● THE PROBLEM
Copy exactly the lines from the start of the material through the line with "draw=cascgray, text=fadetext, below=1.06cm". Pictures stay out of the copy.

● STORED DATA
━━━━
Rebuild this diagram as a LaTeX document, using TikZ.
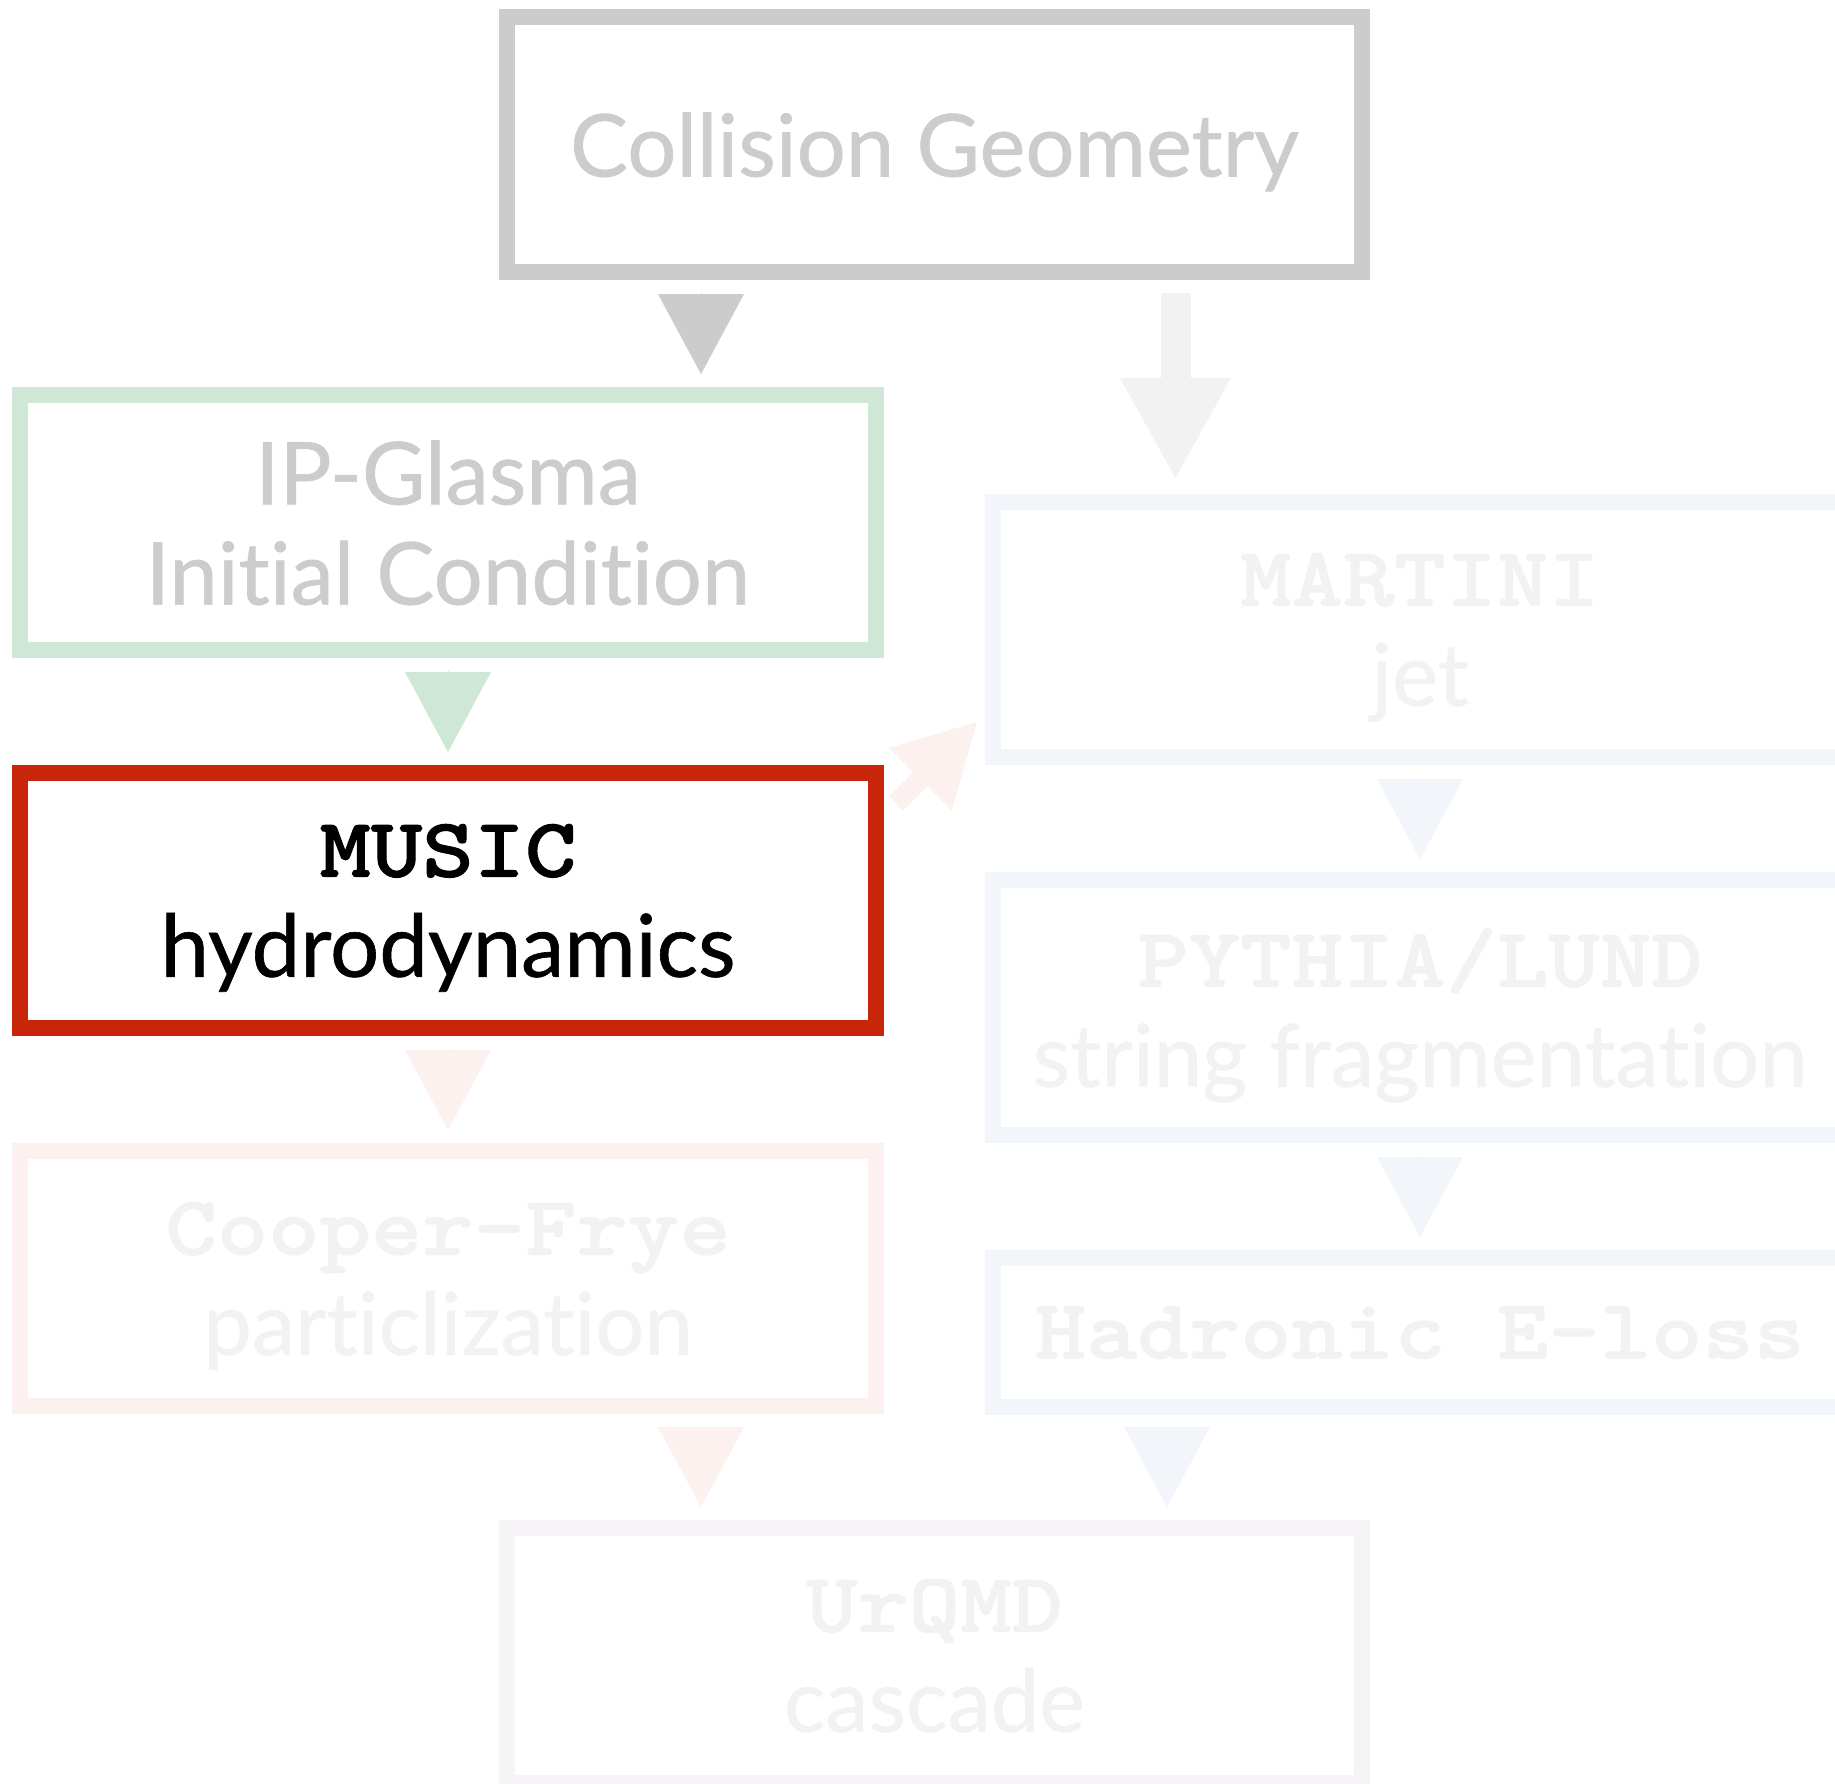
\documentclass[tikz,border=0pt]{standalone}
\usepackage{fontspec}
\setmainfont{Lato}[Ligatures=NoCommon]
\newfontfamily\codefont{lmmonolt10-bold.otf}[FakeStretch=1.16,FakeBold=1.2]
\usetikzlibrary{arrows.meta,positioning}

\definecolor{geogray}{HTML}{CCCCCC}
\definecolor{glasmagreen}{HTML}{CEE7D6}
\definecolor{musicred}{HTML}{C8250A}
\definecolor{jetblue}{HTML}{F2F6FA}
\definecolor{frzpink}{HTML}{FCF1EF}
\definecolor{cascgray}{HTML}{F6F4F7}
\definecolor{fadetext}{HTML}{F2F2F2}

\newcommand{\code}[1]{{\fontsize{24}{28.5}\selectfont\codefont #1}}

\begin{document}
\begin{tikzpicture}[
    node distance=1.07cm,
    stage/.style={draw, line width=0.16cm, minimum width=8.55cm, minimum height=2.55cm, align=center, text depth=0pt,
      font=\fontsize{24.7}{28.5}\selectfont\addfontfeature{FakeBold=0.7}},
    flow/.style={line width=0.1pt, -{Triangle[width=0.86cm,length=0.80cm]}, shorten <=0.13cm, shorten >=0.13cm}
  ]
    \useasboundingbox (0,0) rectangle (18.35,-17.84);

    \node[stage, draw=geogray, text=geogray] (geom) at (9.345,-1.445) {Collision Geometry};
    \node[stage, draw=glasmagreen, text=geogray, below=of geom, xshift=-4.865cm] (glasma) {IP-Glasma\\Initial Condition};
    \node[stage, draw=musicred, text=black, below=of glasma] (music) {\code{MUSIC}\\hydrodynamics};
    \node[stage, draw=frzpink, text=fadetext, below=of music] (cooper) {\code{Cooper-Frye}\\particlization};
    \node[stage, draw=cascgray, text=fadetext, below=1.06cm of cooper, xshift=4.865cm] (urqmd) {\code{UrQMD}\\cascade};

    \node[stage, draw=jetblue, text=fadetext] (martini) at (14.20,-6.295) {\code{MARTINI}\\jet};
    \node[stage, draw=jetblue, text=fadetext, below=of martini] (pythia) {\code{PYTHIA/LUND}\\string fragmentation};
    \node[stage, draw=jetblue, text=fadetext, minimum height=1.49cm, below=of pythia] (eloss) {\code{Hadronic E-loss}};

    \draw[flow, geogray] ([xshift=-2.335cm]geom.south) -- ([xshift=-2.335cm]geom.south |- glasma.north);
    \draw[flow, glasmagreen] (glasma) -- (music);
    \draw[flow, frzpink] (music) -- (cooper);
    \draw[flow, frzpink] ([xshift=2.53cm]cooper.south) -- ([xshift=2.53cm]cooper.south |- urqmd.north);
    \draw[flow, jetblue] (martini) -- (pythia);
    \draw[flow, jetblue] (pythia) -- (eloss);
    \draw[flow, jetblue] ([xshift=-2.53cm]eloss.south) -- ([xshift=-2.53cm]eloss.south |- urqmd.north);

    \draw[fadetext, line width=0.30cm, -{Triangle[width=1.03cm,length=1.02cm]}, shorten <=0.13cm, shorten >=0.14cm] ([xshift=2.41cm]geom.south) -- ([xshift=2.41cm]geom.south |- martini.north);
    \draw[frzpink, line width=0.20cm, -{Triangle[width=0.83cm,length=0.82cm]}] ([shift={(0.125,-0.385)}]music.north east) -- ([shift={(-0.065,0.44)}]martini.south west);
  \end{tikzpicture}
\end{document}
━━━━
● COMPLETE OUTPUT
Rebuild this diagram as a LaTeX document, using TikZ.
\documentclass[tikz,border=0pt]{standalone}
\usepackage{fontspec}
\setmainfont{Lato}[Ligatures=NoCommon]
\newfontfamily\codefont{lmmonolt10-bold.otf}[FakeStretch=1.16,FakeBold=1.2]
\usetikzlibrary{arrows.meta,positioning}

\definecolor{geogray}{HTML}{CCCCCC}
\definecolor{glasmagreen}{HTML}{CEE7D6}
\definecolor{musicred}{HTML}{C8250A}
\definecolor{jetblue}{HTML}{F2F6FA}
\definecolor{frzpink}{HTML}{FCF1EF}
\definecolor{cascgray}{HTML}{F6F4F7}
\definecolor{fadetext}{HTML}{F2F2F2}

\newcommand{\code}[1]{{\fontsize{24}{28.5}\selectfont\codefont #1}}

\begin{document}
\begin{tikzpicture}[
    node distance=1.07cm,
    stage/.style={draw, line width=0.16cm, minimum width=8.55cm, minimum height=2.55cm, align=center, text depth=0pt,
      font=\fontsize{24.7}{28.5}\selectfont\addfontfeature{FakeBold=0.7}},
    flow/.style={line width=0.1pt, -{Triangle[width=0.86cm,length=0.80cm]}, shorten <=0.13cm, shorten >=0.13cm}
  ]
    \useasboundingbox (0,0) rectangle (18.35,-17.84);

    \node[stage, draw=geogray, text=geogray] (geom) at (9.345,-1.445) {Collision Geometry};
    \node[stage, draw=glasmagreen, text=geogray, below=of geom, xshift=-4.865cm] (glasma) {IP-Glasma\\Initial Condition};
    \node[stage, draw=musicred, text=black, below=of glasma] (music) {\code{MUSIC}\\hydrodynamics};
    \node[stage, draw=frzpink, text=fadetext, below=of music] (cooper) {\code{Cooper-Frye}\\particlization};
    \node[stage, draw=cascgray, text=fadetext, below=1.06cm of cooper, xshift=4.865cm] (urqmd) {\code{UrQMD}\\cascade};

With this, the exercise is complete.